[REQUIRED WORK]: Return the lines from the one with "Clone this chart in Plotly." through the one with "W, H = 1193, 1316", exactly as they appear and with no pictures.

— Start of RECORDS SHOWN —

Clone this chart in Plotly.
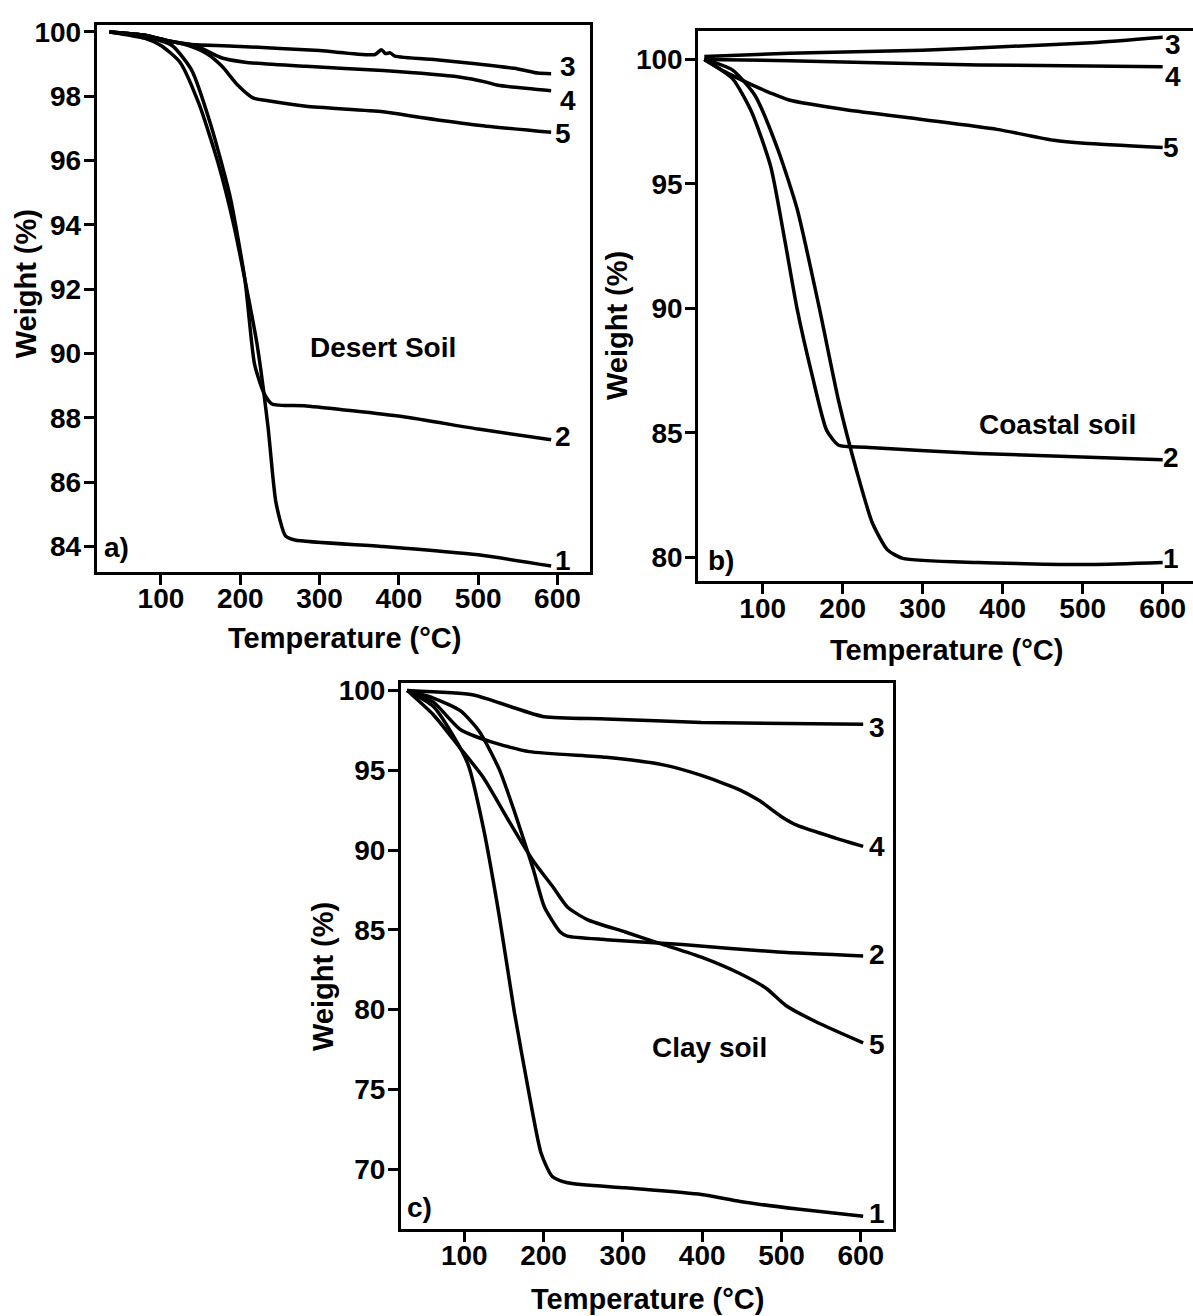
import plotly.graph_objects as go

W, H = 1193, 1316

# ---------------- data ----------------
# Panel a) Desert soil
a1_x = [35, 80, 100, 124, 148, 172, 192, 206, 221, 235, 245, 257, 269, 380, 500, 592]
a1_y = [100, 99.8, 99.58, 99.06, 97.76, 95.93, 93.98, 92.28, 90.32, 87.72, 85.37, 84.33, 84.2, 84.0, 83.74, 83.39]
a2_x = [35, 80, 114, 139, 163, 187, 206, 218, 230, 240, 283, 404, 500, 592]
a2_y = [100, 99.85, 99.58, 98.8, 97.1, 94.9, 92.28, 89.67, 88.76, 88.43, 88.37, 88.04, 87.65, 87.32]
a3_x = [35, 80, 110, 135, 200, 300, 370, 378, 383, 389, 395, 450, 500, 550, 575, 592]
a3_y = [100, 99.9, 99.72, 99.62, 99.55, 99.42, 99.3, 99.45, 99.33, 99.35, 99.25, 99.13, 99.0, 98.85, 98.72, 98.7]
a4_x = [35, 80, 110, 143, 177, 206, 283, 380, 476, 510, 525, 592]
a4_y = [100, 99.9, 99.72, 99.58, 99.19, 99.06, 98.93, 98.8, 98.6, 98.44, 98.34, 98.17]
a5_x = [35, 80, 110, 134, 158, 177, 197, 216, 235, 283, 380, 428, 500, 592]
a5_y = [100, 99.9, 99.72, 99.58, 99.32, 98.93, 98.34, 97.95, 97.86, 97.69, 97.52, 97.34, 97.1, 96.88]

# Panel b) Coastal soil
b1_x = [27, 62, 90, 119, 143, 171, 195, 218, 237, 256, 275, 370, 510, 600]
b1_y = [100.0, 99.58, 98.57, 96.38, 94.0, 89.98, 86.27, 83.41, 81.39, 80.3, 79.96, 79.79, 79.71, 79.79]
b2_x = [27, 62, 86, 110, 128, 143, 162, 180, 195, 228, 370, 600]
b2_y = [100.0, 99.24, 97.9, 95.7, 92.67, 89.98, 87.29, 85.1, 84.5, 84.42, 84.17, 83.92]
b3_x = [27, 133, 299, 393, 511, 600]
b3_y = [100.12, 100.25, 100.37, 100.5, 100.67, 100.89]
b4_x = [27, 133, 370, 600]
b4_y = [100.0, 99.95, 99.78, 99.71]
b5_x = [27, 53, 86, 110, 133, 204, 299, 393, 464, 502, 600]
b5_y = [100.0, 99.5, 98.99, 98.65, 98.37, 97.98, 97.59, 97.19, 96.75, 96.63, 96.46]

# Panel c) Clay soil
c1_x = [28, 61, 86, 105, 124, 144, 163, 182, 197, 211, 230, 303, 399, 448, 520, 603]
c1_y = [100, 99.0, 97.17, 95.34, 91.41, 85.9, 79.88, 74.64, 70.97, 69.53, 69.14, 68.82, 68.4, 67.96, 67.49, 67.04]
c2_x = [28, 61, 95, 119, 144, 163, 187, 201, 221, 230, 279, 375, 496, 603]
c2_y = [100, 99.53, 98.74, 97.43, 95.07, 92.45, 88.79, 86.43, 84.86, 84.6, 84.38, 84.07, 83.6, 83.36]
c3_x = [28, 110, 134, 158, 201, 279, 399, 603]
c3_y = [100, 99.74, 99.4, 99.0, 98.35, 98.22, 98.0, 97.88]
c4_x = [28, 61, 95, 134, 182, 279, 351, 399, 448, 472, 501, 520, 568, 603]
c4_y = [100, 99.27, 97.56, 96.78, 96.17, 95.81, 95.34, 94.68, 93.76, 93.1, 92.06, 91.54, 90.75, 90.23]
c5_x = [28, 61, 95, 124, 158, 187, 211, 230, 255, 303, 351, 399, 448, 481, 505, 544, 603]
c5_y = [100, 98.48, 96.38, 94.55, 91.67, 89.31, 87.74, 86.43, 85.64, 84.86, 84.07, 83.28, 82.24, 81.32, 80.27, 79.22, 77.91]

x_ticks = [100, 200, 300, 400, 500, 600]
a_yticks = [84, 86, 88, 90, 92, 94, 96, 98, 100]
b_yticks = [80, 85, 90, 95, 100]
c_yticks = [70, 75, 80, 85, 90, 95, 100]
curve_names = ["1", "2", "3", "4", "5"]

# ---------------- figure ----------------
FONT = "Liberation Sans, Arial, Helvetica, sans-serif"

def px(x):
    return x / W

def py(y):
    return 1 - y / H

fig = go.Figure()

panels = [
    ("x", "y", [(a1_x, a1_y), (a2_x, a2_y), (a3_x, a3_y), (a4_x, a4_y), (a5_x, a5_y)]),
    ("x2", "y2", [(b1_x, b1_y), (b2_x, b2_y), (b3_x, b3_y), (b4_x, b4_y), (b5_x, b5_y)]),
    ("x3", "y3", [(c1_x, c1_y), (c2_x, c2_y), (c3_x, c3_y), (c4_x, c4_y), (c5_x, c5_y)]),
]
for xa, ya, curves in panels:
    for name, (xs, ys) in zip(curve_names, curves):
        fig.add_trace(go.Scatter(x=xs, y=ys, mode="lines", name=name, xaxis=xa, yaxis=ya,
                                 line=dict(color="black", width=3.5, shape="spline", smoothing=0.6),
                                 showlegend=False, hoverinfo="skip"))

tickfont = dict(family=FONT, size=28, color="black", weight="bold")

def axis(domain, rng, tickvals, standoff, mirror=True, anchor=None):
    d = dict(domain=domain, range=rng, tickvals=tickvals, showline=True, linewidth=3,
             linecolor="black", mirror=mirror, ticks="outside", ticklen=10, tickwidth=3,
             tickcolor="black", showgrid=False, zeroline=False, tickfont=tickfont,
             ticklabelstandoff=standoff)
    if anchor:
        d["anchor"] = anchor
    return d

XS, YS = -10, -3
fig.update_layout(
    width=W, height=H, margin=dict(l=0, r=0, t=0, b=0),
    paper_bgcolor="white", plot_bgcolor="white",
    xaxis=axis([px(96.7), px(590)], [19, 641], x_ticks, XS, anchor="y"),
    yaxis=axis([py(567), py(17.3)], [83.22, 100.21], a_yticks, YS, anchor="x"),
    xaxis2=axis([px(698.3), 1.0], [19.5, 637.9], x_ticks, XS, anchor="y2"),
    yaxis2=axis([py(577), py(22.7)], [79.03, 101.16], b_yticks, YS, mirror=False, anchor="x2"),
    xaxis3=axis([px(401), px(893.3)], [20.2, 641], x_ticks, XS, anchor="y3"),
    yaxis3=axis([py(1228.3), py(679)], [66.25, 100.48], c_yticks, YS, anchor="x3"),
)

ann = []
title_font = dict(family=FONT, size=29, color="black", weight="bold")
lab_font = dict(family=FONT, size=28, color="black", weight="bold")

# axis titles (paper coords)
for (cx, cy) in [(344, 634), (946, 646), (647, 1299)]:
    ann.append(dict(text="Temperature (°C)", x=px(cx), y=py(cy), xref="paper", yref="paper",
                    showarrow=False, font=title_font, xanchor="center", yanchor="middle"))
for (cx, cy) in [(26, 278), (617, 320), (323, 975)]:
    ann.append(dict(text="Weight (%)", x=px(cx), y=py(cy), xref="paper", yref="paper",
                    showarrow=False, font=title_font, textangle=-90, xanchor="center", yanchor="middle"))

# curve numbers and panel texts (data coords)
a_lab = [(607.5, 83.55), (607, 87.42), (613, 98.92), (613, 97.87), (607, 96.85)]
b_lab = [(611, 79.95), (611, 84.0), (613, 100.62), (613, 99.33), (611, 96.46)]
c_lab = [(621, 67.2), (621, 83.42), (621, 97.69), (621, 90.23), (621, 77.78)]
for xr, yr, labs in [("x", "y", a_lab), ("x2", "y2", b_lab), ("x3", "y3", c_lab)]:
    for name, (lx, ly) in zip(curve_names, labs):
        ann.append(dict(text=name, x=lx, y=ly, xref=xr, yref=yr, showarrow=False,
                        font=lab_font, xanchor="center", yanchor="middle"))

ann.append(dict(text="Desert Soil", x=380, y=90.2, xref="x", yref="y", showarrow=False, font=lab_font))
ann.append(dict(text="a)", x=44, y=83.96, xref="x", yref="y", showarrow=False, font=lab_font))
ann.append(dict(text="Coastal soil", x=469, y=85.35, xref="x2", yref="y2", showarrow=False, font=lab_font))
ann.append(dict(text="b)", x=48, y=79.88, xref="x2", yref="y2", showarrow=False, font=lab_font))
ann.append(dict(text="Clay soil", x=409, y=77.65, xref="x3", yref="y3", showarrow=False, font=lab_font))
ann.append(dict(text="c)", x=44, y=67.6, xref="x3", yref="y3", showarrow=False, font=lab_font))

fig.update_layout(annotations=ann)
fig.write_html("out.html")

— End of RECORDS SHOWN —
— Start of RECORDS SHOWN —

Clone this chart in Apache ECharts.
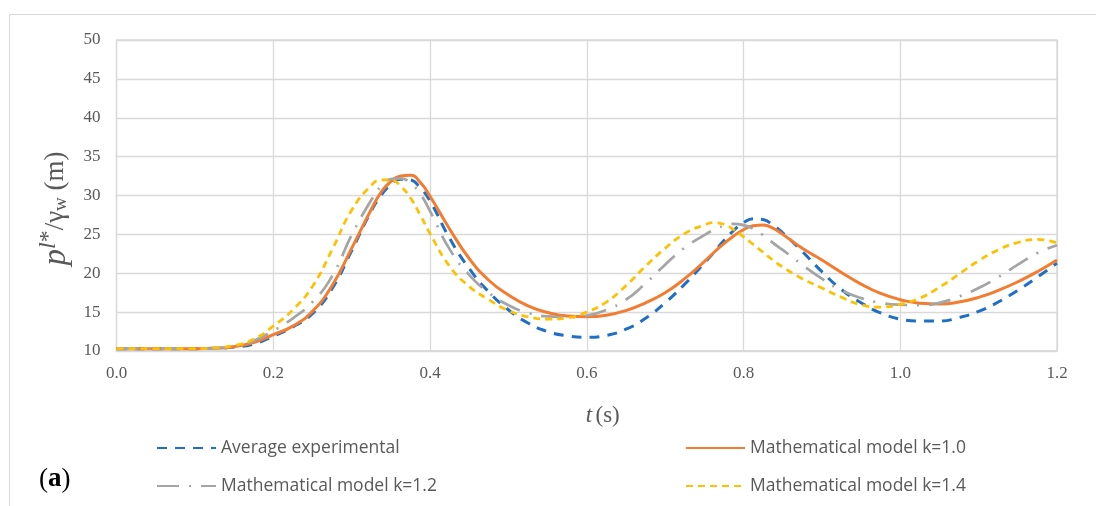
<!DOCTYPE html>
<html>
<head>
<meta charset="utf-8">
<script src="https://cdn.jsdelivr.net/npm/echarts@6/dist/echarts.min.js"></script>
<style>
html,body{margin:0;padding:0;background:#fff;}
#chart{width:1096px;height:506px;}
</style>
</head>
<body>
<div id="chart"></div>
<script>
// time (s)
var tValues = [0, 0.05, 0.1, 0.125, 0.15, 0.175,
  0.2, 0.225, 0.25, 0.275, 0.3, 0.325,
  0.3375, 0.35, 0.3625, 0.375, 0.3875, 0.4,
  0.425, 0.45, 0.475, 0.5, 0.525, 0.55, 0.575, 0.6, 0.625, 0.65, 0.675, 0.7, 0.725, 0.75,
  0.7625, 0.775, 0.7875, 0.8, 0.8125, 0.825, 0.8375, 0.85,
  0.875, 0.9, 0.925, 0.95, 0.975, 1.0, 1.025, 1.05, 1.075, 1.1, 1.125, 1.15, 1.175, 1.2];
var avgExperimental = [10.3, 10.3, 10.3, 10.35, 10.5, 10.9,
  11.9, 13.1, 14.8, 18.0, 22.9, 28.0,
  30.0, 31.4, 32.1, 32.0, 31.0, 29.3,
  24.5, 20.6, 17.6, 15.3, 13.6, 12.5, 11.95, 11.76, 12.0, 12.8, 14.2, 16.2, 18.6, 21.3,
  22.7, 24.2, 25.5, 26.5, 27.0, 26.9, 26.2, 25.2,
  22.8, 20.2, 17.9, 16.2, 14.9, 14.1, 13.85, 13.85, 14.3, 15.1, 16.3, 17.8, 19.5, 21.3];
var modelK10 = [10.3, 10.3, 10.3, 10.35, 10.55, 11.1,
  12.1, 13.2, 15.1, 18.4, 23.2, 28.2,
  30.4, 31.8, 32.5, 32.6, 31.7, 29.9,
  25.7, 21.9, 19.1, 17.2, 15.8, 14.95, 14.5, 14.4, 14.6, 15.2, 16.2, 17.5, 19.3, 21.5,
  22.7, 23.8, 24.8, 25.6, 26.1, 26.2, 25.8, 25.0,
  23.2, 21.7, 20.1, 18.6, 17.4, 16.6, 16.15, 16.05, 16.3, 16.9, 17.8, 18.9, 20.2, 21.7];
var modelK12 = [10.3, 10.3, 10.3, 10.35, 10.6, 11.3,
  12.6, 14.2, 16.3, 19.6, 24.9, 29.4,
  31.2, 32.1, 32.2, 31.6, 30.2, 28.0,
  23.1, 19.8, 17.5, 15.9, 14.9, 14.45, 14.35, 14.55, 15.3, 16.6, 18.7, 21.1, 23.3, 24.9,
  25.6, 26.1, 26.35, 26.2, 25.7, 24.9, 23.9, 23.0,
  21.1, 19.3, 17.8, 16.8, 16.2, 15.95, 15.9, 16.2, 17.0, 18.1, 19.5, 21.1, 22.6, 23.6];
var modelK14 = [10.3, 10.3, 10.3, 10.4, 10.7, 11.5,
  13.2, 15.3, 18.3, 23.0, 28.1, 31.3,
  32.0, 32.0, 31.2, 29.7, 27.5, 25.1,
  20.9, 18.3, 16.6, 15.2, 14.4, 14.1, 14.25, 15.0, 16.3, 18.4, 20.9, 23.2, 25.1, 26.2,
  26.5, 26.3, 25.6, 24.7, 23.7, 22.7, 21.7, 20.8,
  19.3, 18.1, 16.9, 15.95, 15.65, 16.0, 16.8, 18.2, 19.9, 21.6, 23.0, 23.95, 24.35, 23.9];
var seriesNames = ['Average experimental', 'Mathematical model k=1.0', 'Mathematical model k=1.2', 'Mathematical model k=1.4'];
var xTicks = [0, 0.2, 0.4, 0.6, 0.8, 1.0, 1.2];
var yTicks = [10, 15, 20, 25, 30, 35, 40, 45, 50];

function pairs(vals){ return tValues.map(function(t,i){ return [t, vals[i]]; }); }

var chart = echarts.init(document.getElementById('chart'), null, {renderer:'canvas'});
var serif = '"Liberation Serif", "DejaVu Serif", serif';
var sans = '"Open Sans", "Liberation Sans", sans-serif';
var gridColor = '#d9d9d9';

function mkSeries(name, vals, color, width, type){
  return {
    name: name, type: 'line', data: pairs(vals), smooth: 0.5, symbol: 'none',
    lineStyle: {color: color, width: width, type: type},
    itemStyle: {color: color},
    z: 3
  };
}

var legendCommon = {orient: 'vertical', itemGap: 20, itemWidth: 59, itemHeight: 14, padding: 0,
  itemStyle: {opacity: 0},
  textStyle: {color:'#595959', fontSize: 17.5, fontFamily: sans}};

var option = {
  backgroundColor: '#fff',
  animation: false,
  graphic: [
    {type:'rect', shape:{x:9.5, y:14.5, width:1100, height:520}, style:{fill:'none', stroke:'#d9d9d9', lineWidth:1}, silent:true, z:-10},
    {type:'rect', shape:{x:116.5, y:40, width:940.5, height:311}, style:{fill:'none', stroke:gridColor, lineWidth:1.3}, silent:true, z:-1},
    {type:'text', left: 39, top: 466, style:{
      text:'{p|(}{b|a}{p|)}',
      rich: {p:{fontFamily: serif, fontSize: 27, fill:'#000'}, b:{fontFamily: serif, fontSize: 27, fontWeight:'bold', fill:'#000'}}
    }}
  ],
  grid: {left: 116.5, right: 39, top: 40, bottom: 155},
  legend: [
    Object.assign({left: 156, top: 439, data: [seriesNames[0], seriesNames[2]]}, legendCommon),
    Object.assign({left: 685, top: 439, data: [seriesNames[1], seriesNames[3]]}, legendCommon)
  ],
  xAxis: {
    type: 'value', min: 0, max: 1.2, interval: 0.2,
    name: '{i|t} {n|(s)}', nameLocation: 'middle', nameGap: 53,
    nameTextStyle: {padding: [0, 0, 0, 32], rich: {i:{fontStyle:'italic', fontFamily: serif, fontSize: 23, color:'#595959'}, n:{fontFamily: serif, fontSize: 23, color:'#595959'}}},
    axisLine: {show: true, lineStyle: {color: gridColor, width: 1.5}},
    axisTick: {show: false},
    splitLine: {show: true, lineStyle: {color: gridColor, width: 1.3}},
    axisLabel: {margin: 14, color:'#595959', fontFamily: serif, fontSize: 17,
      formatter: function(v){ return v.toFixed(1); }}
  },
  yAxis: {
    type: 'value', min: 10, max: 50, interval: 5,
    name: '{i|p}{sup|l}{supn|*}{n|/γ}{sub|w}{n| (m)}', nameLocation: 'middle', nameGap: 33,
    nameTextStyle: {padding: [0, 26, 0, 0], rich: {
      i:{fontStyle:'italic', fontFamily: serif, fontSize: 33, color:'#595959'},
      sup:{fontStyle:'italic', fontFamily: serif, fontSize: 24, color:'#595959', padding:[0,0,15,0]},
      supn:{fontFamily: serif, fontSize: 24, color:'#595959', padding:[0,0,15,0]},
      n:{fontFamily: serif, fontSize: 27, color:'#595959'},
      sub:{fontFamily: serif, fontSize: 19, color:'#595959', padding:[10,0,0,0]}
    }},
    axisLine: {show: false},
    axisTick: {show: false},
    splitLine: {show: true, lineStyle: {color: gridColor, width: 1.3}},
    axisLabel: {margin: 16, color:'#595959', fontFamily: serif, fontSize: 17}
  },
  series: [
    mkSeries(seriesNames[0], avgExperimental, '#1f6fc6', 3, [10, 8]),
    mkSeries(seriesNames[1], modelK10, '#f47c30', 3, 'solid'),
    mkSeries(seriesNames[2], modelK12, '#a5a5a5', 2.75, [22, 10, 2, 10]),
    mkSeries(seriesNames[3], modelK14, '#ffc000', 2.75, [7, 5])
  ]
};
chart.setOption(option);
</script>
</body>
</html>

— End of RECORDS SHOWN —

[RESPONSE TO THIS EXERCISE]:
Clone this chart in Plotly.
import plotly.graph_objects as go

W, H = 1193, 1316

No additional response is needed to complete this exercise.